JOB:
Copy out every line in the entries below that includes "script".

..........

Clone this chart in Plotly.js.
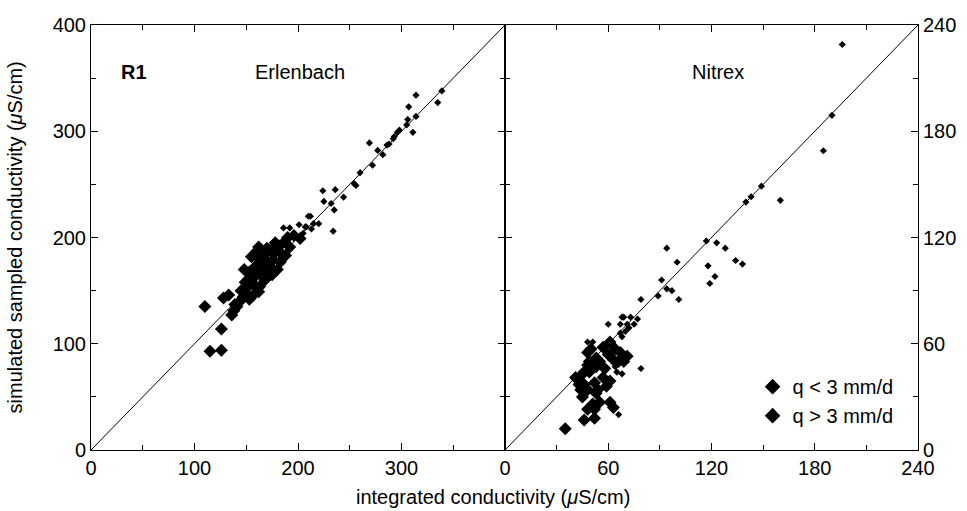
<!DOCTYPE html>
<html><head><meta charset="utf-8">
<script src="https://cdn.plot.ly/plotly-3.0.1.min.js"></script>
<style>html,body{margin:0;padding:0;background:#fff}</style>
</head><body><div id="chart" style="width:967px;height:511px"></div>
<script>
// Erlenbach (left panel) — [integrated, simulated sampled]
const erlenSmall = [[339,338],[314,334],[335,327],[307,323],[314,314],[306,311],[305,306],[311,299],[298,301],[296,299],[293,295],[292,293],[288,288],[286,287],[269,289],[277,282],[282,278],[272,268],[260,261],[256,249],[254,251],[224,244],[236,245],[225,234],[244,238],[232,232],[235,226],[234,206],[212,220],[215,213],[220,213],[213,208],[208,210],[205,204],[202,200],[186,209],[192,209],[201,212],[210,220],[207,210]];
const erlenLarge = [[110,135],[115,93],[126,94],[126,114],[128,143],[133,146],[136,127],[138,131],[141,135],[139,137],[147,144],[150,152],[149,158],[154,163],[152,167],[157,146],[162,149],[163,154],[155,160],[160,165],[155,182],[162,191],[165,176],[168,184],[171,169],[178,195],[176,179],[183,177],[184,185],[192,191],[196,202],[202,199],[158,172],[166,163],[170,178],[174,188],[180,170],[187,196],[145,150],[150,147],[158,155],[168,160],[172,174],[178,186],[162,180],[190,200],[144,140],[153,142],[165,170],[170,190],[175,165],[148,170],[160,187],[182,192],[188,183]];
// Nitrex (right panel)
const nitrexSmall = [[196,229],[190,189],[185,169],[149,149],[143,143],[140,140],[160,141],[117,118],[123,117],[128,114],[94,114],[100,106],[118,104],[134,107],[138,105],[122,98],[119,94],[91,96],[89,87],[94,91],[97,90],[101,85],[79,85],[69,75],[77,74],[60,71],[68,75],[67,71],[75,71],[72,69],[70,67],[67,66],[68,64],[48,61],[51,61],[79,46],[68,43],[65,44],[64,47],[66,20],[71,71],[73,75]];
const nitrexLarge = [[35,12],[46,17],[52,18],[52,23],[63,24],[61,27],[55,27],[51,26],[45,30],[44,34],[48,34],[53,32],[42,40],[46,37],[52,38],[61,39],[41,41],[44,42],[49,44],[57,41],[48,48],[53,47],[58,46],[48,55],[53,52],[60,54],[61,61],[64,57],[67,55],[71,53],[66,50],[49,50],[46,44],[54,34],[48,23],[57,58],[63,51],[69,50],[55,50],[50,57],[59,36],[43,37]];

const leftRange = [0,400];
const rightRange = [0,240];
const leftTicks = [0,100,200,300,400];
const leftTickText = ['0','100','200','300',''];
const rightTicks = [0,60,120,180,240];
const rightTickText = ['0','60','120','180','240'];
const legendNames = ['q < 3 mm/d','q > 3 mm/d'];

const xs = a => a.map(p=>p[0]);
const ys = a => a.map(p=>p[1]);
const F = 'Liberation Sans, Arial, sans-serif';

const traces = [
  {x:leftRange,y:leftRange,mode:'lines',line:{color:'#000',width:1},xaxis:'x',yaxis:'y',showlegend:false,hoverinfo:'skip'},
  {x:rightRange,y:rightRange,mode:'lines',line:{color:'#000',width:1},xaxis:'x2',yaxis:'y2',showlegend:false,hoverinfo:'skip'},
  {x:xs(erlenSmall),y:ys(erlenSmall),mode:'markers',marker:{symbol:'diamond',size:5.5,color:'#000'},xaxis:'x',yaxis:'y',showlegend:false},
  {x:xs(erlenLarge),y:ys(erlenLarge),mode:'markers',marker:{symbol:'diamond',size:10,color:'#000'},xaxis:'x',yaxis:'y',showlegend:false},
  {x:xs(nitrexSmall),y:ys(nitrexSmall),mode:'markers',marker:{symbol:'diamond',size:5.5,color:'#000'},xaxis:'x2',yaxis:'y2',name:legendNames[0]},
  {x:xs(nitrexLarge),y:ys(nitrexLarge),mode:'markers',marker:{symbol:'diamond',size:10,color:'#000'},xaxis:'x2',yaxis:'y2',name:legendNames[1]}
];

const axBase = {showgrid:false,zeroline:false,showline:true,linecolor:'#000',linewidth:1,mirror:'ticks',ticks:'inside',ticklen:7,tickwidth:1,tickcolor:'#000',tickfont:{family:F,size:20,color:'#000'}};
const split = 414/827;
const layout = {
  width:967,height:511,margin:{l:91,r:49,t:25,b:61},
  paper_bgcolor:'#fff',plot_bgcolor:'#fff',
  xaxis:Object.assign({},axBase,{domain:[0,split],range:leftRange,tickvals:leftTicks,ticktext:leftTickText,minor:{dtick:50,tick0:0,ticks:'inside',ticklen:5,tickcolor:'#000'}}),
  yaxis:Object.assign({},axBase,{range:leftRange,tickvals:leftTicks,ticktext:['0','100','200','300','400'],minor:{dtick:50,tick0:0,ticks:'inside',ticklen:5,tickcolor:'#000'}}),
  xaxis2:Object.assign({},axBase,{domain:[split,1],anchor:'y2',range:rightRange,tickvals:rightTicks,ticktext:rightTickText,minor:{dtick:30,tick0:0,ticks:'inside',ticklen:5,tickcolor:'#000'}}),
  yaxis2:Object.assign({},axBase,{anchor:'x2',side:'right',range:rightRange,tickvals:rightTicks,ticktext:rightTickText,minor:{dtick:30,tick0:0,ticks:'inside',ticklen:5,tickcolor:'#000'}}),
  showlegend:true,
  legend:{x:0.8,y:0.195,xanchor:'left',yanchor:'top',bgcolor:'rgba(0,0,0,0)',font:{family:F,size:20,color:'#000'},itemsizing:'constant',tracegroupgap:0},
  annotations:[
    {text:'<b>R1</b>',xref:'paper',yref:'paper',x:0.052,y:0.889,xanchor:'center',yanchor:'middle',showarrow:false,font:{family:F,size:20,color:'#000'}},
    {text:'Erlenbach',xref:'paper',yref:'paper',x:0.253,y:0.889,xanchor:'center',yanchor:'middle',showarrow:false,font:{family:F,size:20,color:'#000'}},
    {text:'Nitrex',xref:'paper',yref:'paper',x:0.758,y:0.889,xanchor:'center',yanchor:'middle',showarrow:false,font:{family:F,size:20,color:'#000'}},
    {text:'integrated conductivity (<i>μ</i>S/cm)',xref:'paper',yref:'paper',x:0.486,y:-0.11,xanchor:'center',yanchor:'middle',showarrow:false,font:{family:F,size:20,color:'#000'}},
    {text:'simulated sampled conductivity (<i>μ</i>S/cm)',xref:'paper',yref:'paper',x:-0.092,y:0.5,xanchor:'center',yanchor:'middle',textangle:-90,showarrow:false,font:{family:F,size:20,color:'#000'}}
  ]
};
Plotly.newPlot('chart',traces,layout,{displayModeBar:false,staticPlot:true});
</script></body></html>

..........

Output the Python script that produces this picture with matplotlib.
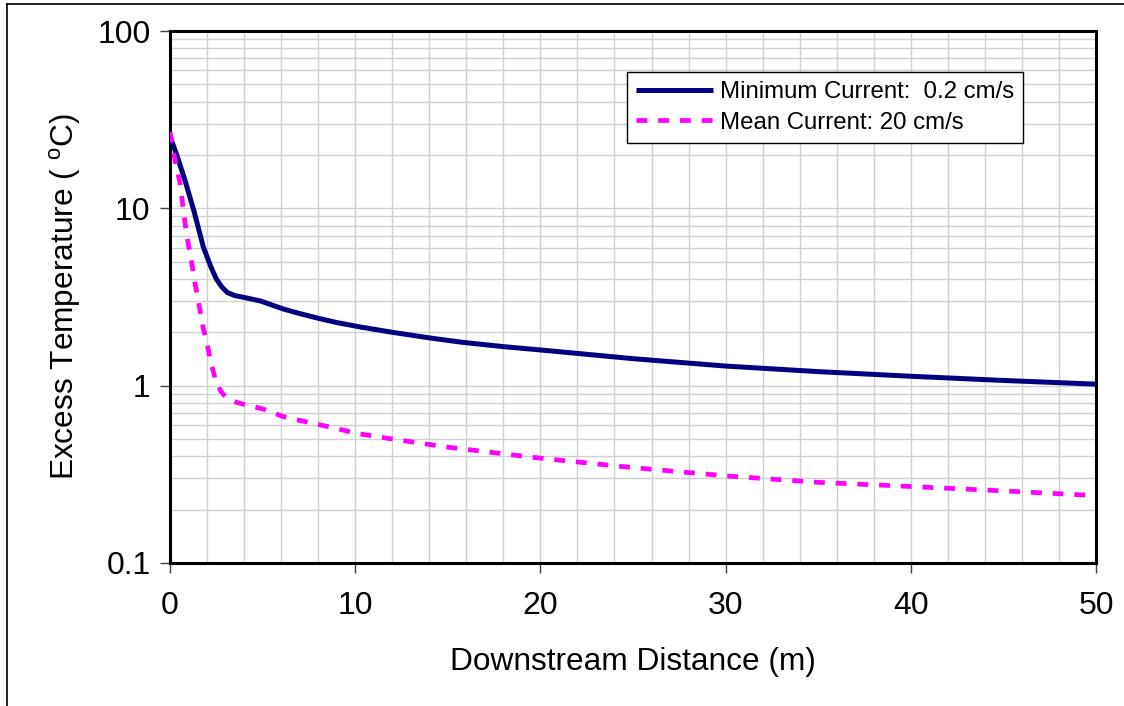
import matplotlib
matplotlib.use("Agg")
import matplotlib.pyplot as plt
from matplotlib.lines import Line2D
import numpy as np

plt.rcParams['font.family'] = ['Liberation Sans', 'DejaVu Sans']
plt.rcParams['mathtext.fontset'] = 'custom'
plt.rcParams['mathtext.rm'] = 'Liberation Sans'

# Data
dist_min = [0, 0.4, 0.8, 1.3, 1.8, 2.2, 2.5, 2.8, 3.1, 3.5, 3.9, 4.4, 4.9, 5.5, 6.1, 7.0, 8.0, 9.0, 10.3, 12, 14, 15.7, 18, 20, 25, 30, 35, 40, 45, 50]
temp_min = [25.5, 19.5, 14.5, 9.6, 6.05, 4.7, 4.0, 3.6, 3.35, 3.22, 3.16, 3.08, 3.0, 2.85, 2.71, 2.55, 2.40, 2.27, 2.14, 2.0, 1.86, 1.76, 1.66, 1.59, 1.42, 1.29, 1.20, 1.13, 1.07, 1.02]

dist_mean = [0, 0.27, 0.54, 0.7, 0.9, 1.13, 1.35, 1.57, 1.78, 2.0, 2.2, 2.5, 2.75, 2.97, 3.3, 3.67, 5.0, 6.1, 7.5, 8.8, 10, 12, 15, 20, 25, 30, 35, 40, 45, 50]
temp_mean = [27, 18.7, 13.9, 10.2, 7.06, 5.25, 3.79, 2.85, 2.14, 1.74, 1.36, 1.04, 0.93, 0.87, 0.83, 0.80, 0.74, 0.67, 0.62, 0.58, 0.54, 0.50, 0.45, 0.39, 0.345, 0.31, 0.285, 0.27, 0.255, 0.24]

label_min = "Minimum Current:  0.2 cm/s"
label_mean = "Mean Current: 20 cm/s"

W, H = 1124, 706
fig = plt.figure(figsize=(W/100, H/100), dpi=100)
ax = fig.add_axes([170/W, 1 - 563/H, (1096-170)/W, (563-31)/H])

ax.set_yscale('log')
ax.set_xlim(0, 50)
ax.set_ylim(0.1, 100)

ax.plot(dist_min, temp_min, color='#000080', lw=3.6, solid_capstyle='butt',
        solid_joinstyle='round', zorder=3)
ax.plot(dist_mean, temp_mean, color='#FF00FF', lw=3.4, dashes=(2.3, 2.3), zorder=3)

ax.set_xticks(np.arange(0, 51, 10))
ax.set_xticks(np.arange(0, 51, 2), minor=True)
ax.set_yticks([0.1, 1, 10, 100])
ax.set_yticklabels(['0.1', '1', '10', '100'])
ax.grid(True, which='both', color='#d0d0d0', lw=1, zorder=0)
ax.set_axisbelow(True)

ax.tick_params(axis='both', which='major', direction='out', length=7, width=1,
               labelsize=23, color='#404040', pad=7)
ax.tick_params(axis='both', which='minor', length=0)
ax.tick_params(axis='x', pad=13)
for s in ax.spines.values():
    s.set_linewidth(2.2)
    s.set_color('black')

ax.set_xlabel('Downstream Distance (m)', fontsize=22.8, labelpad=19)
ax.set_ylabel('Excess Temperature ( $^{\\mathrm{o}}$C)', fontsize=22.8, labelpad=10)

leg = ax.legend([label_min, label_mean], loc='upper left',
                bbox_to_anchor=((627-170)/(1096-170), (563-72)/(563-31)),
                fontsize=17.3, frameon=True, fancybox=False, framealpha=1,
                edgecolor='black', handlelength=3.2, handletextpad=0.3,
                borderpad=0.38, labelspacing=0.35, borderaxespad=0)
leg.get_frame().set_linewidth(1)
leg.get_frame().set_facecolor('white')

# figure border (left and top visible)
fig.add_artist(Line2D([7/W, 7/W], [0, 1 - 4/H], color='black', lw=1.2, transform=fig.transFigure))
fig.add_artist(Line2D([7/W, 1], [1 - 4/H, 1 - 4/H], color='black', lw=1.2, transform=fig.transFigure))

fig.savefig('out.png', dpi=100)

..........

SOLUTION FOR THIS EXERCISE:
<script src="https://cdn.plot.ly/plotly-3.0.1.min.js"></script>
<script>
</script></body></html>
Output the Python script that produces this picture with matplotlib.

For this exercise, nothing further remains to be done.